Identify all lines below that hold "React" and collect them.

- - -

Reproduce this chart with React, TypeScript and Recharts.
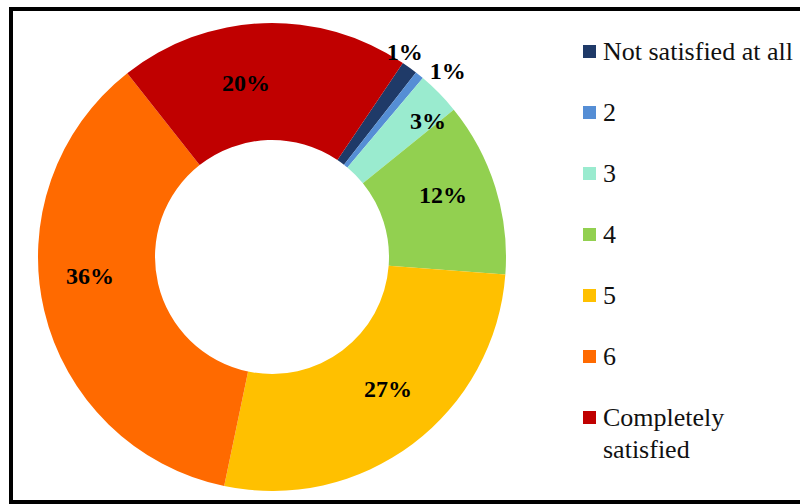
import * as React from "react";
import { Cell, Legend, Pie, PieChart } from "recharts";

// satisfaction scale, 1 = not satisfied at all ... 7 = completely satisfied
const categories = ["Not satisfied at all", "2", "3", "4", "5", "6", "Completely satisfied"];
const shares = [1.1, 0.6, 3, 12, 27, 36, 20];
const colors = ["#1F3A68", "#558ED5", "#9AEBCF", "#92D050", "#FFC000", "#FF6A00", "#C00000"];

// where each percentage label sits: angle nudge (deg, clockwise) and radius
const labelNudge = [-3, 4.3, 3.3, -2.6, -4.3, 7.2, -6.4];
const labelRadius = [244, 256, 207, 182, 176, 183, 176];

const data = categories.map((name, i) => ({ name, value: shares[i], color: colors[i] }));

const RAD = Math.PI / 180;
const SERIF = '"Liberation Serif", "Times New Roman", serif';

function PctLabel(props: any) {
  const { cx, cy, midAngle, percent, index } = props;
  const a = midAngle - labelNudge[index];
  const r = labelRadius[index];
  const x = cx + r * Math.cos(-a * RAD);
  const y = cy + r * Math.sin(-a * RAD);
  return (
    <text
      x={x}
      y={y}
      textAnchor="middle"
      dominantBaseline="central"
      fontFamily={SERIF}
      fontWeight="bold"
      fontSize={24}
      fill="#000"
    >
      {Math.round(percent * 100)}%
    </text>
  );
}

function LegendBox() {
  return (
    <div style={{ fontFamily: SERIF, fontSize: 26, color: "#111" }}>
      {data.map((d) => (
        <div
          key={d.name}
          style={{ height: 61, paddingTop: 14.5, boxSizing: "border-box", display: "flex" }}
        >
          <div
            style={{
              width: 13,
              height: 13,
              marginTop: 9.5,
              marginRight: 7,
              background: d.color,
              flex: "none",
            }}
          />
          <div style={{ lineHeight: "32px", width: 200, whiteSpace: "nowrap" }}>
            {d.name === "Completely satisfied" ? (
              <>
                Completely
                <br />
                satisfied
              </>
            ) : (
              d.name
            )}
          </div>
        </div>
      ))}
    </div>
  );
}

export default function App() {
  return (
    <div
      style={{
        position: "fixed",
        left: 0,
        top: 0,
        width: 800,
        height: 504,
        background: "#fff",
        overflow: "hidden",
      }}
    >
      <div
        style={{
          position: "absolute",
          left: 9,
          top: 7,
          width: 900,
          height: 497,
          border: "4px solid #000",
          boxSizing: "border-box",
        }}
      />
      <div style={{ position: "absolute", left: 0, top: 0 }}>
        <PieChart width={800} height={504} margin={{ top: 0, right: 0, bottom: 0, left: 0 }}>
          <Pie
            data={data}
            dataKey="value"
            nameKey="name"
            cx={272}
            cy={257}
            innerRadius={117}
            outerRadius={234}
            startAngle={56}
            endAngle={-304}
            stroke="none"
            label={PctLabel}
            labelLine={false}
            isAnimationActive={false}
          >
            {data.map((d) => (
              <Cell key={d.name} fill={d.color} />
            ))}
          </Pie>
          <Legend
            content={<LegendBox />}
            layout="vertical"
            wrapperStyle={{ position: "absolute", left: 583, top: 21, width: 217 }}
          />
        </PieChart>
      </div>
    </div>
  );
}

- - -

| Final result |
Reproduce this chart with React, TypeScript and Recharts.
import * as React from "react";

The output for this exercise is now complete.